Words Of Wisdom: Mark Mobius, Templeton Emerging Markets Group


By Justin Keay

Mark Mobius, executive chairman of Templeton Emerging Markets Group, launched the first Templeton Emerging Markets Fund 25 years ago. In May, Templeton Emerging Markets Group launched its latest emerging markets fund, the Templeton Africa Fund .


Global Finance: Emerging markets have come a long way. How different do things look today?

Mark Mobius: It’s really been quite a ride. We started our [first EM] fund with $100 million, investing in just five countries. Today we have $50 billion invested in 50 countries. Our growth has been matched by that of emerging markets. In the late 1980s and early 1990s, the developing world was largely government-driven. Then the IMF and World Bank realized—alongside many others—that the market-economy model was a way forward, that you needed the market to allocate resources.

GF: How has the way you pick successful EM companies evolved?

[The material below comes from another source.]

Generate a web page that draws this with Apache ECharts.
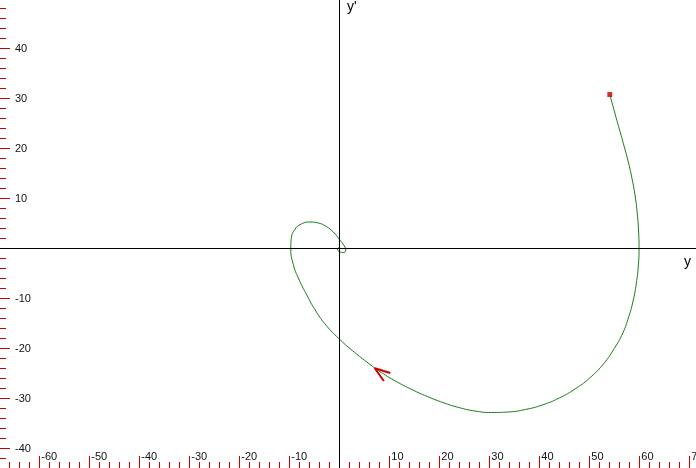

Mobius: Country selection is always important, but it must be done in the context of the companies you are looking at: You can’t just choose countries (on their own merits), because the data is too late. You must then consider all the factors that impact on the company (for example, regulations, currency, etc). In the past we focused more on earnings. Now our model is a lot more complex, and we look beyond this. Corporate governance is a key issue, and we pay a lot of attention to the backgrounds of the people running the company; we look at how minority shareholders are treated, we look at a lot of things.

Also, we’ve been through three big crises (the Asian debt crisis, the dot-com boom-and-bust and subprime) and volatility has increased. This has impacted on emerging markets in a big way: In 2009, values crashed 40% before there was a huge recovery and a plethora of IPOs.

Now despite the higher valuations a lot more money is going into emerging markets—the debt-to-GDP ratios in many cases are lower than in developed markets—but there is also a lot more differentiation taking place among investors.

GF: Do you agree with Jim O’Neill at Goldman Sachs’ delineation of the N11 frontier growth markets?

Mobius: No, not all of them: I don’t think they will all emerge as the next BRICs. Frontier markets are smaller, less noticed and researched markets in the primary stage of capital market development. We have $1.4 billion in frontier funds—in countries like Nigeria, Kazakhstan, Vietnam and Ukraine.

But the portfolio is very different, really an opportunity to diversify away from the regular emerging markets. Banks in Nigeria right now are interesting—they are going through a seismic change. So too is the consumer sector, which in regular emerging markets are fully covered by the likes of Unilever and P&G.

GF: What do you think the future holds for emerging markets?

Mobius: Pension funds and institutional investors are now going in big, so I think we are going to see many more investors in our funds. But changing attitudes and communication mean information travels more quickly, so one needs to be more accurate in understanding what lies ahead.